# YOUR GOAL
In the entries below, repeat only the lines between those holding "Convert this diagram to TikZ code." and "(0,0) rectangle (1522,766);", inclusive. Leave pictures out.
....................
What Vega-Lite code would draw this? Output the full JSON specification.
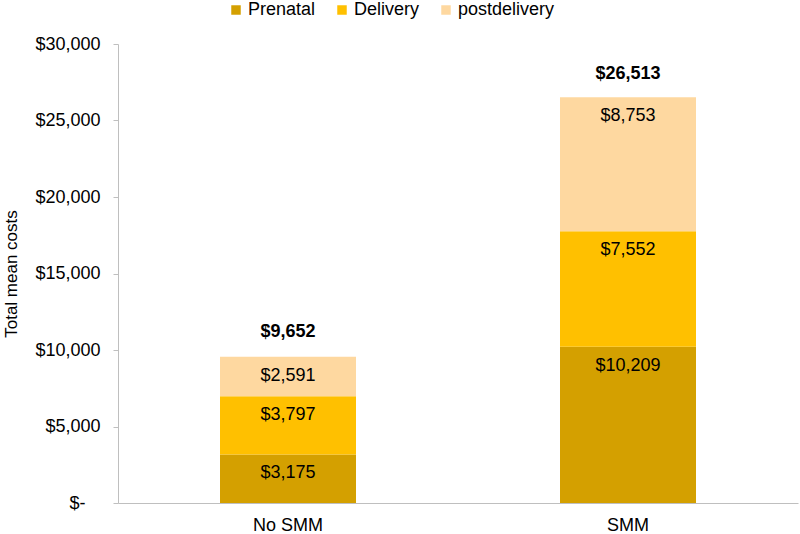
{
  "$schema": "https://vega.github.io/schema/vega-lite/v6.json",
  "width": 680,
  "height": 459,
  "autosize": {"type": "none"},
  "padding": {"left": 118, "top": 44, "right": 2, "bottom": 31},
  "background": "white",
  "config": {
    "view": {"stroke": null},
    "font": "Liberation Sans",
    "axis": {"grid": false, "labelFont": "Liberation Sans", "titleFont": "Liberation Sans", "labelColor": "#000000", "titleColor": "#000000", "domainColor": "#BFBFBF", "tickColor": "#BFBFBF"}
  },
  "datasets": {
    "parts": [
      {"group": "No SMM", "part": "Prenatal", "cost": 3175, "order": 1},
      {"group": "No SMM", "part": "Delivery", "cost": 3797, "order": 2},
      {"group": "No SMM", "part": "postdelivery", "cost": 2591, "order": 3},
      {"group": "SMM", "part": "Prenatal", "cost": 10209, "order": 1},
      {"group": "SMM", "part": "Delivery", "cost": 7552, "order": 2},
      {"group": "SMM", "part": "postdelivery", "cost": 8753, "order": 3}
    ],
    "totals": [
      {"group": "No SMM", "total": 9652},
      {"group": "SMM", "total": 26513}
    ]
  },
  "layer": [
    {
      "data": {"name": "parts"},
      "mark": {"type": "bar", "size": 136},
      "encoding": {
        "x": {"field": "group", "type": "nominal", "sort": ["No SMM", "SMM"],
              "scale": {"paddingInner": 0, "paddingOuter": 0},
              "axis": {"title": null, "ticks": false, "labelAngle": 0, "labelFontSize": 18, "labelPadding": 13, "domainWidth": 1}},
        "y": {"field": "cost", "type": "quantitative", "stack": "zero",
              "scale": {"domain": [0, 30000], "nice": false},
              "axis": {"title": "Total mean costs", "titleFontSize": 17, "titleFontWeight": "normal", "titlePadding": 14,
                       "values": [0, 5000, 10000, 15000, 20000, 25000, 30000],
                       "labelExpr": "datum.value == 0 ? '$-\u2007\u2008\u200b' : '$' + format(datum.value, ',')",
                       "labelFontSize": 18, "tickSize": 5, "labelPadding": 13}},
        "color": {"field": "part", "type": "nominal",
                  "scale": {"domain": ["Prenatal", "Delivery", "postdelivery"], "range": ["#D4A000", "#FFC000", "#FED8A0"]},
                  "legend": {"title": null, "orient": "none", "direction": "horizontal", "legendX": 109, "legendY": -43,
                             "symbolType": "square", "symbolSize": 90, "symbolStrokeWidth": 0, "labelFontSize": 18,
                             "labelOffset": 3, "columnPadding": 17, "labelColor": "#000000"}},
        "order": {"field": "order", "type": "quantitative"}
      }
    },
    {
      "data": {"name": "parts"},
      "transform": [
        {"stack": "cost", "groupby": ["group"], "sort": [{"field": "order", "order": "ascending"}], "as": ["c0", "c1"]}
      ],
      "mark": {"type": "text", "fontSize": 18, "baseline": "middle", "align": "center", "dy": 19, "color": "#000000"},
      "encoding": {
        "x": {"field": "group", "type": "nominal", "sort": ["No SMM", "SMM"]},
        "y": {"field": "c1", "type": "quantitative"},
        "text": {"field": "cost", "type": "quantitative", "format": "$,"}
      }
    },
    {
      "data": {"name": "totals"},
      "mark": {"type": "text", "fontSize": 18, "fontWeight": "bold", "baseline": "middle", "align": "center", "dy": -23, "color": "#000000"},
      "encoding": {
        "x": {"field": "group", "type": "nominal", "sort": ["No SMM", "SMM"]},
        "y": {"field": "total", "type": "quantitative"},
        "text": {"field": "total", "type": "quantitative", "format": "$,"}
      }
    }
  ]
}
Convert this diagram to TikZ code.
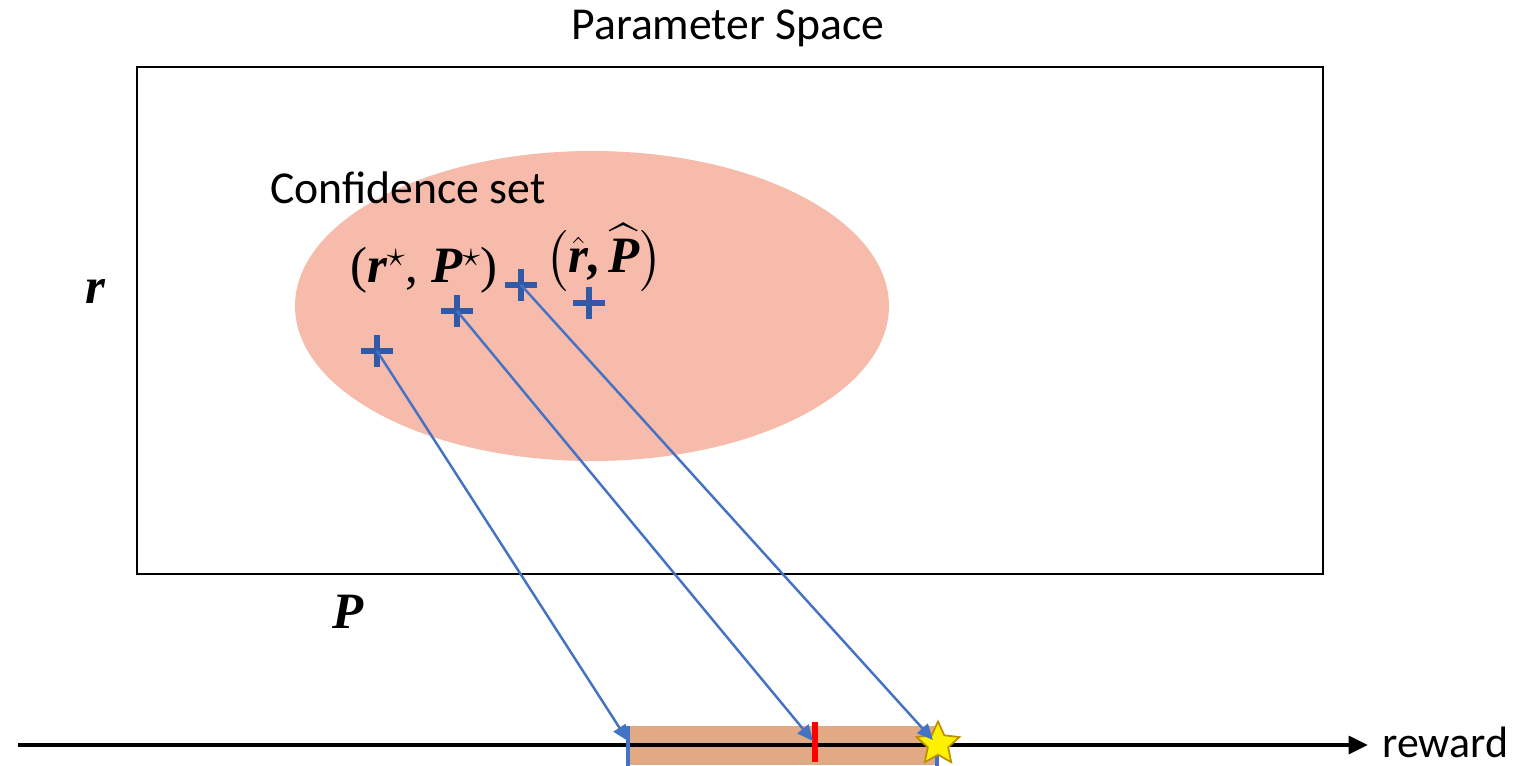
\documentclass[tikz,border=0pt]{standalone}
\usepackage{amsmath,amssymb}
\usepackage{fontspec}
\setmainfont{Carlito}
\newfontfamily\symfont{Liberation Serif}
\usetikzlibrary{arrows.meta,positioning,calc,shapes.geometric}

\definecolor{setfill}{HTML}{F6BBAA}
\definecolor{barfill}{HTML}{E2AA84}
\definecolor{plusblue}{HTML}{3259A5}
\definecolor{arrowblue}{HTML}{4472C4}
\definecolor{stargold}{HTML}{BF9000}

\newcommand{\mv}[1]{\text{\symfont\bfseries\itshape #1}}

\tikzset{
  lbl/.style={font=\fontsize{26}{30}\selectfont, inner sep=0pt},
  mathlbl/.style={font=\symfont\fontsize{29}{34}\selectfont, inner sep=0pt},
  plusmark/.style={plusblue, line width=3.3pt},
  maparrow/.style={arrowblue, line width=1.4pt, -{Triangle[length=9pt,width=8pt]}},
}

\begin{document}
\begin{tikzpicture}[x=0.02cm,y=-0.02cm]
    \useasboundingbox (0,0) rectangle (1522,766);

    % parameter space
    \node[lbl] (title) at (728,28) {Parameter Space};
    \draw[line width=1.1pt] (137,67) rectangle (1323,574);
    \node[mathlbl] (rlab) at (95,292) {\mv{r}};
    \node[mathlbl] (plab) at (348,612) {\mv{P}};

    % confidence set
    \fill[setfill] (592,306) ellipse [x radius=297, y radius=155];
    \node[lbl] (conf) at (408,188) {Confidence set};
    \node[mathlbl] (star) at (424,270) {(\mv{r}$^{\star}$, \mv{P}$^{\star}$)};
    \node[mathlbl] (hat) at (604,258) {$\bigl(\hat{\mv{r}}\mv{,}\,\widehat{\mv{P}}\bigr)$};

    \coordinate (p1) at (377,351);
    \coordinate (p2) at (457,311);
    \coordinate (p3) at (521,285);
    \coordinate (p4) at (589,303);
    \foreach \p in {p1,p2,p3,p4}{
        \draw[plusmark] ($(\p)+(-16,0)$) -- ($(\p)+(16,0)$);
        \draw[plusmark] ($(\p)+(0,-16)$) -- ($(\p)+(0,16)$);
    }

    % reward axis
    \fill[barfill] (628,726) rectangle (937,765);
    \coordinate (axl) at (18,745);
    \coordinate (axr) at (1368,745);
    \draw[line width=2.3pt, -{Triangle[length=11pt,width=10pt]}] (axl) -- (axr);
    \node[lbl, anchor=west, font=\fontsize{25}{30}\selectfont] (rew) at (1382,742) {reward};

    \coordinate (t1) at (628,741);
    \coordinate (t2) at (813,741);
    \coordinate (t3) at (933,740);
    \draw[arrowblue, line width=2.8pt] (628,726) -- (628,766);
    \draw[red, line width=3.2pt] (815,722) -- (815,762);
    \draw[arrowblue, line width=2.8pt] (937,742) -- (937,766);
    \node[star, star points=5, star point ratio=2.1, minimum size=0.9cm,
          inner sep=0pt, fill=yellow, draw=stargold, line width=1pt] (best) at (938,744) {};

    \draw[maparrow] (p1) -- (t1);
    \draw[maparrow] (p2) -- (t2);
    \draw[maparrow] (p3) -- (t3);
\end{tikzpicture}
\end{document}
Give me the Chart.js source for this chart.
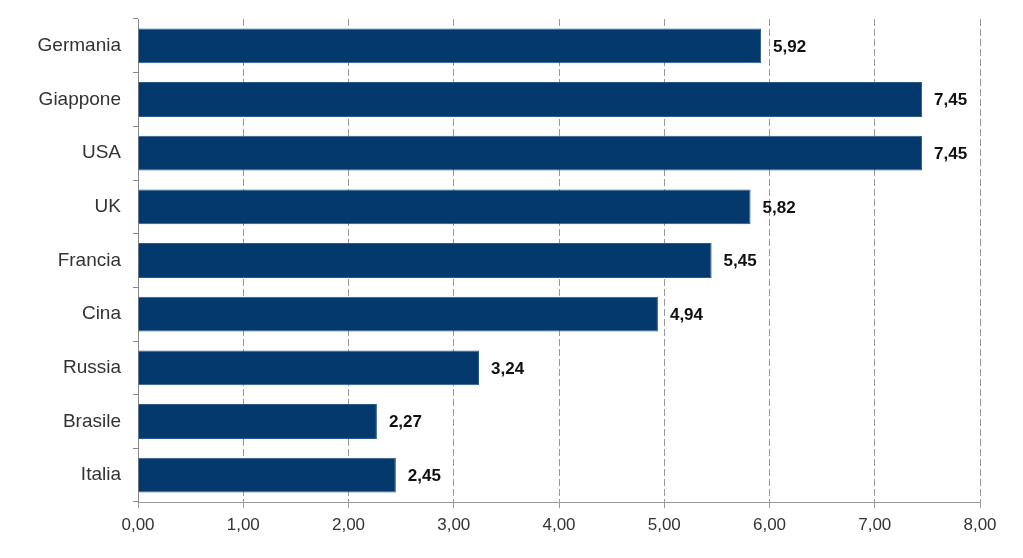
<!DOCTYPE html>
<html>
<head>
<meta charset="utf-8">
<script src="https://cdn.jsdelivr.net/npm/chart.js@4"></script>
<style>
  html, body { margin: 0; padding: 0; background: #fff; }
  #wrap { width: 1023px; height: 558px; }
</style>
</head>
<body>
<div id="wrap"><canvas id="myChart" width="1023" height="558"></canvas></div>
<script>
const countries = ['Germania', 'Giappone', 'USA', 'UK', 'Francia', 'Cina', 'Russia', 'Brasile', 'Italia'];
const values = [5.92, 7.45, 7.45, 5.82, 5.45, 4.94, 3.24, 2.27, 2.45];
const xTicks = [0, 1, 2, 3, 4, 5, 6, 7, 8];

const fmt = (v) => v.toFixed(2).replace('.', ',');

// draws the value next to each bar
const valueLabels = {
    id: 'valueLabels',
    afterDatasetsDraw(chart) {
        const ctx = chart.ctx;
        const meta = chart.getDatasetMeta(0);
        ctx.save();
        ctx.font = 'bold 17px "Liberation Sans", Arial, sans-serif';
        ctx.fillStyle = '#111';
        ctx.textBaseline = 'middle';
        ctx.textAlign = 'left';
        meta.data.forEach((bar, i) => {
            ctx.fillText(fmt(values[i]), bar.x + 12, bar.y + 1);
        });
        ctx.restore();
    },
};

let ctx = document.getElementById('myChart').getContext('2d');

new Chart(ctx, {
    type: 'bar',
    data: {
        labels: countries,
        datasets: [
            {
                data: values,
                backgroundColor: '#03396c',
                borderColor: '#2a5a8a',
                borderWidth: 1,
                categoryPercentage: 0.65,
                barPercentage: 1,
            },
        ],
    },
    options: {
        indexAxis: 'y',
        responsive: false,
        animation: false,
        layout: { padding: { top: 19, right: 43, left: 0, bottom: 0 } },
        plugins: {
            legend: { display: false },
            tooltip: { enabled: false },
        },
        scales: {
            x: {
                min: 0,
                max: 8,
                afterBuildTicks: (scale) => {
                    scale.ticks = xTicks.map((v) => ({ value: v }));
                },
                afterFit: (scale) => {
                    scale.height = 56;
                },
                ticks: {
                    callback: (v) => fmt(v),
                    color: '#333',
                    font: { family: '"Liberation Sans", Arial, sans-serif', size: 17 },
                    padding: 7,
                    maxRotation: 0,
                },
                grid: {
                    color: '#999',
                    tickLength: 6,
                    tickColor: '#999',
                    lineWidth: 1,
                },
                border: { color: '#999', dash: [7, 3] },
            },
            y: {
                afterFit: (scale) => {
                    scale.width = 138;
                    scale.paddingTop = 0;
                    scale.paddingBottom = 0;
                },
                ticks: {
                    color: '#333',
                    font: { family: '"Liberation Sans", Arial, sans-serif', size: 19 },
                    padding: 12,
                },
                grid: {
                    offset: true,
                    drawOnChartArea: false,
                    tickLength: 5,
                    color: '#888',
                },
                border: { color: '#888' },
            },
        },
    },
    plugins: [valueLabels],
});
</script>
</body>
</html>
....................
# ANSWER FOR THIS EXERCISE
Convert this diagram to TikZ code.
\documentclass[tikz,border=0pt]{standalone}
\usepackage{amsmath,amssymb}
\usepackage{fontspec}
\setmainfont{Carlito}
\newfontfamily\symfont{Liberation Serif}
\usetikzlibrary{arrows.meta,positioning,calc,shapes.geometric}

\definecolor{setfill}{HTML}{F6BBAA}
\definecolor{barfill}{HTML}{E2AA84}
\definecolor{plusblue}{HTML}{3259A5}
\definecolor{arrowblue}{HTML}{4472C4}
\definecolor{stargold}{HTML}{BF9000}

\newcommand{\mv}[1]{\text{\symfont\bfseries\itshape #1}}

\tikzset{
  lbl/.style={font=\fontsize{26}{30}\selectfont, inner sep=0pt},
  mathlbl/.style={font=\symfont\fontsize{29}{34}\selectfont, inner sep=0pt},
  plusmark/.style={plusblue, line width=3.3pt},
  maparrow/.style={arrowblue, line width=1.4pt, -{Triangle[length=9pt,width=8pt]}},
}

\begin{document}
\begin{tikzpicture}[x=0.02cm,y=-0.02cm]
    \useasboundingbox (0,0) rectangle (1522,766);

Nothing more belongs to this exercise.